İfade özgürlüğü anayasal demokrasilerin temel taşlarından biridir. İfade özgürlüğü bir düşünce, inanç,kanaat, veya duygunun başka bir bireyin özgürlük alanına müdahale etmeksizin, (izharının) ifade edilmesinin serbest olması demektir .Örnek verecek olursak,ifade özgürlüğü sadece eleştirmek, yürüyüş, toplantı yapma, örgütlenmek, basın açıklamaları yapmak değildir; ifade özgürlüğü aynı zamanda sözlü ve yazılı anlatım,sanatsal gösterim,roman veya hikaye yazmak ve yayınlamak değil, aynı zamanda bir oyun sahnelemek belli bir kıyafeti serbestçe giyebilmek, tarzını çevre baskısına karşı koruyabilmektir fade özgürlüğü.

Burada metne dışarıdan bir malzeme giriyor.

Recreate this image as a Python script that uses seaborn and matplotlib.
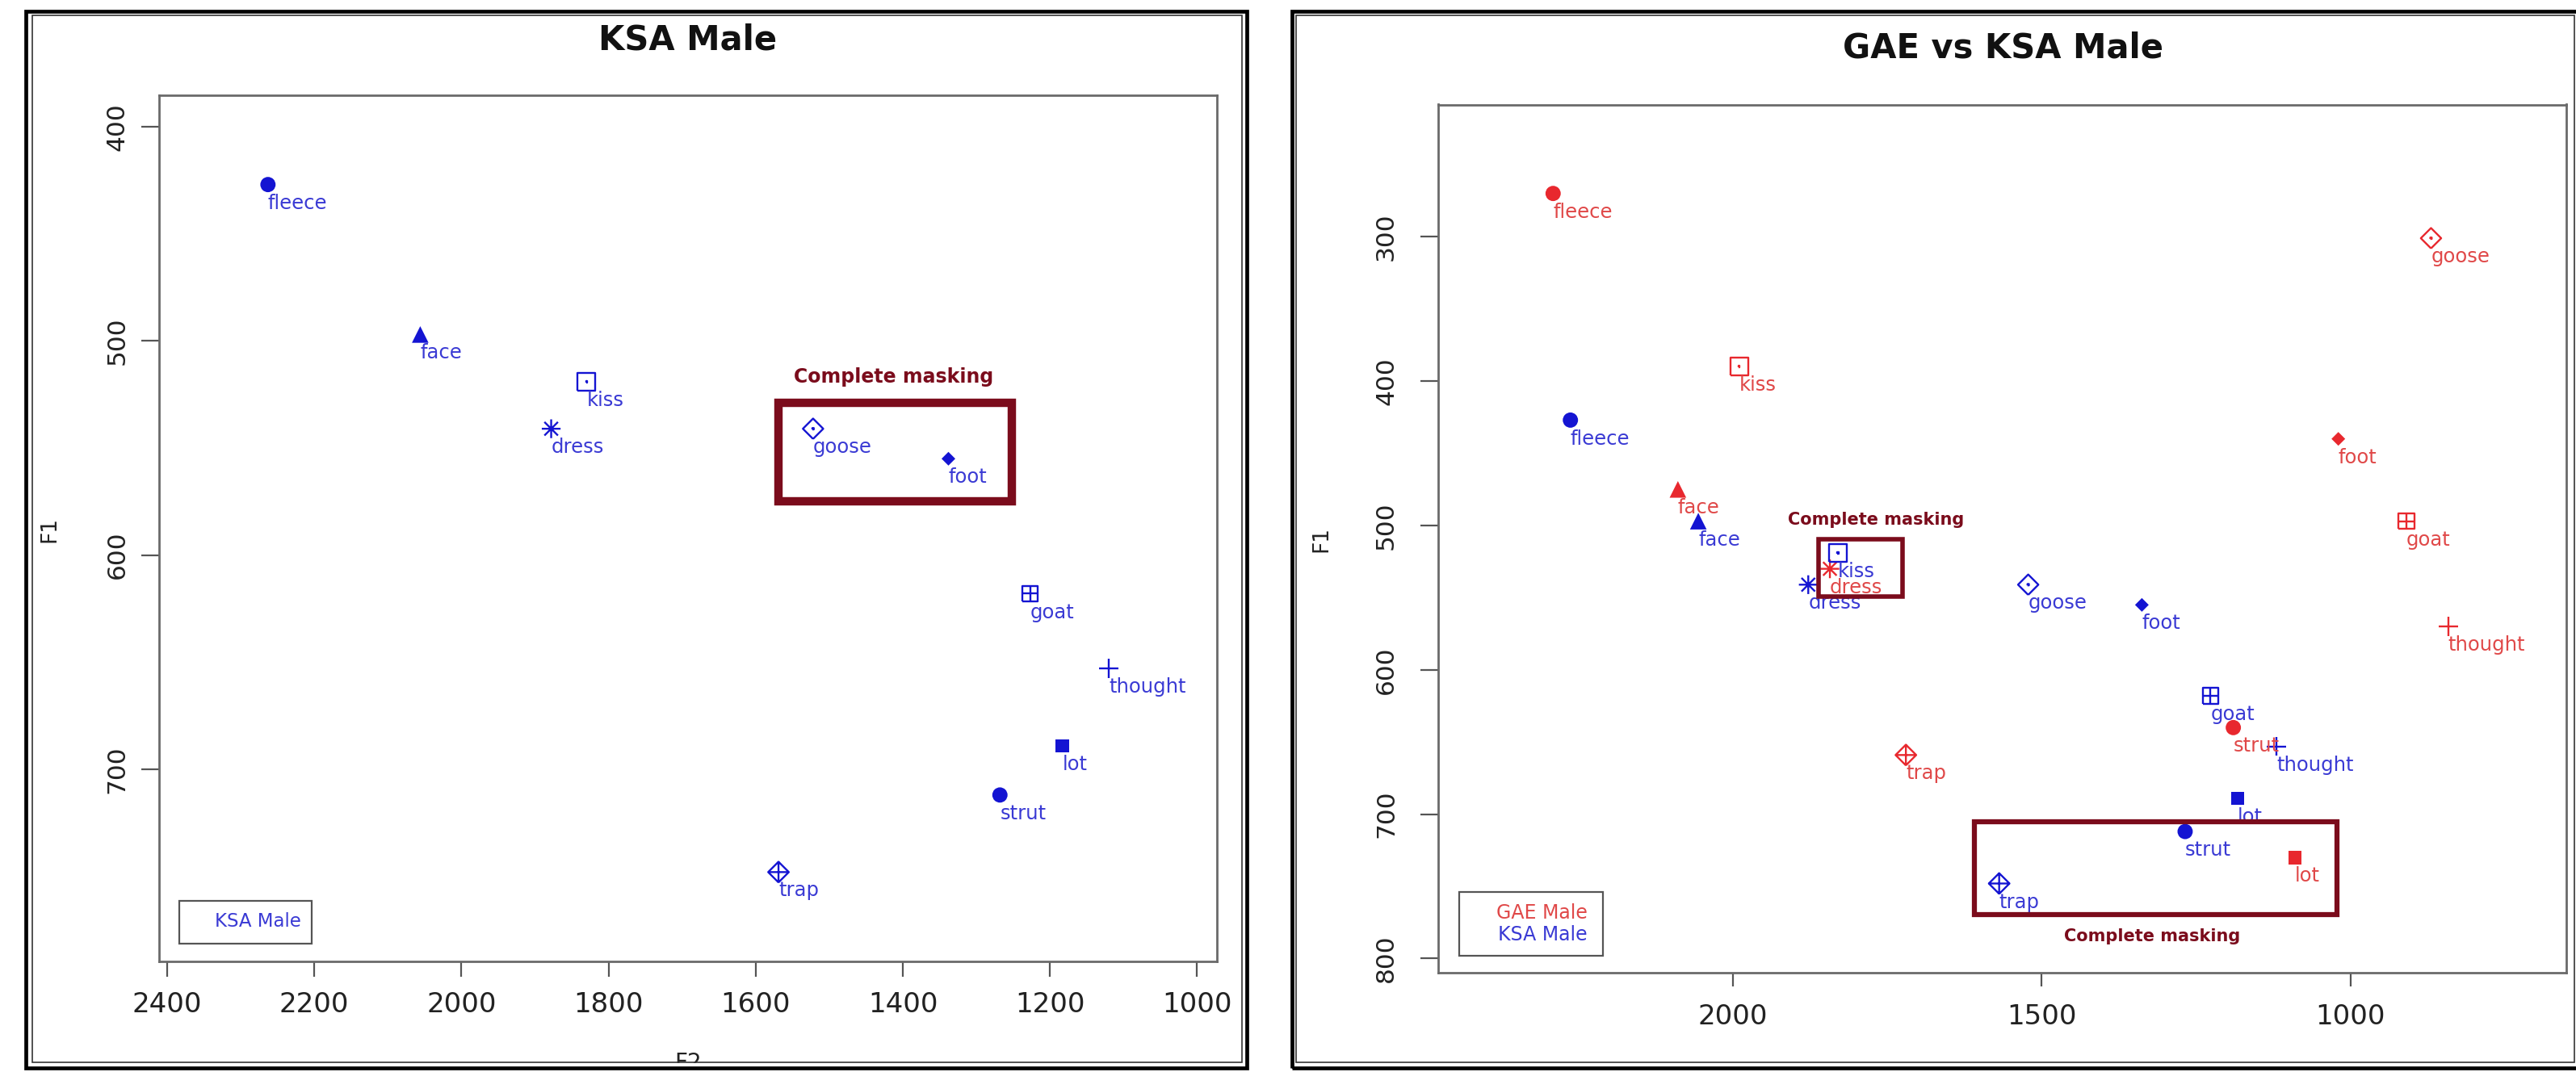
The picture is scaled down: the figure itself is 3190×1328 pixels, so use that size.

İfade özgürlüğünün koruma altında olmasının demokrasinin vazgeçilmez şartlarından biri olduğunu herkes kabul etmelidir. Esasen diğer özgürlüklerin de , ifade özgürlüğünden bağımsız olarak da kendi başlarına korunmayı hak eden özgürlükler olarak evrensel kabul edilmiştir. Devlet-toplum ilişkisini faşist bir perspektiften görenler, menafi-i vataniyye'ye aykırı diyerek ifade özgürlüklerine baskıcı,otoriter, bir yönetim anlayışıyla ambargo uygulamış,nice yazar, düşünür, aydın insanların düşünce özgürlüklerine neşter vurup zindanlara terketmiştir.Unutulmamalıdır ki eleştiri yoksa meşru bir muhalefet de yoktur. Muhalefet de yoksa otoriter baskıcı rejim hüküm sürecek ve bireyin özgürlüğü kalmayacaktır. Liberal-demokratik bir toplumda doğruyu ortaya koyabilmenin yegane yolu eleştirmek ve sorgulamaktan geçmektedir. Günümüze baktığımızda bütün gerçekler halktan gizlenmektedir. Enflasyon rakamları, TÜİK istatiksleri merkez bankası rezevleri, ve daha niceleri. Bunu halka anlatmak isteyen, hakikati konuşmaktan korkmayan aydınlara, kişilere defalarca vatan haini yakıştırması yapıp lince maruz bırakılıp zindanlara atılmışlardır. Şunu unutmamalıdırlar ki gerçeklerin halka ulaşmasını engellemeye çalışmak hiç kimsenin, hiçbir makam veya merciin hakkı değildir.Bu hakkı kendinde görenler günü geldiğinde hem adalet önünde, hem de halka hesabını vereceklerdir. Halka gerçekleri anlatmak hem ülke yönetiminde bulunanların hem de yerel yönetim de bulunanların vazgeçilmez esaslarından biri olmalı ve kendilerine şiar edilmedilirler. Jiddu Krishnamurti'nin de dediği gibi; Sadece özgür bir akıl , sevginin ne olduğunu bilebilir. Sadece özgür bir ruh, huzurun ne olduğunu bilebilir. Sadece özgür bir insan,kendi dünyasını bilebilir. Özgürlüğümüzü kazanıp kendi dünyamızı bilebildiğimiz, özgür düşüncelere aydınlara, düşünürlere kelepçe vurulmayan yarınlarda, özgür Türkiye'ler de..
Görüşmek dileğiyle sevgi ve esenle kalın.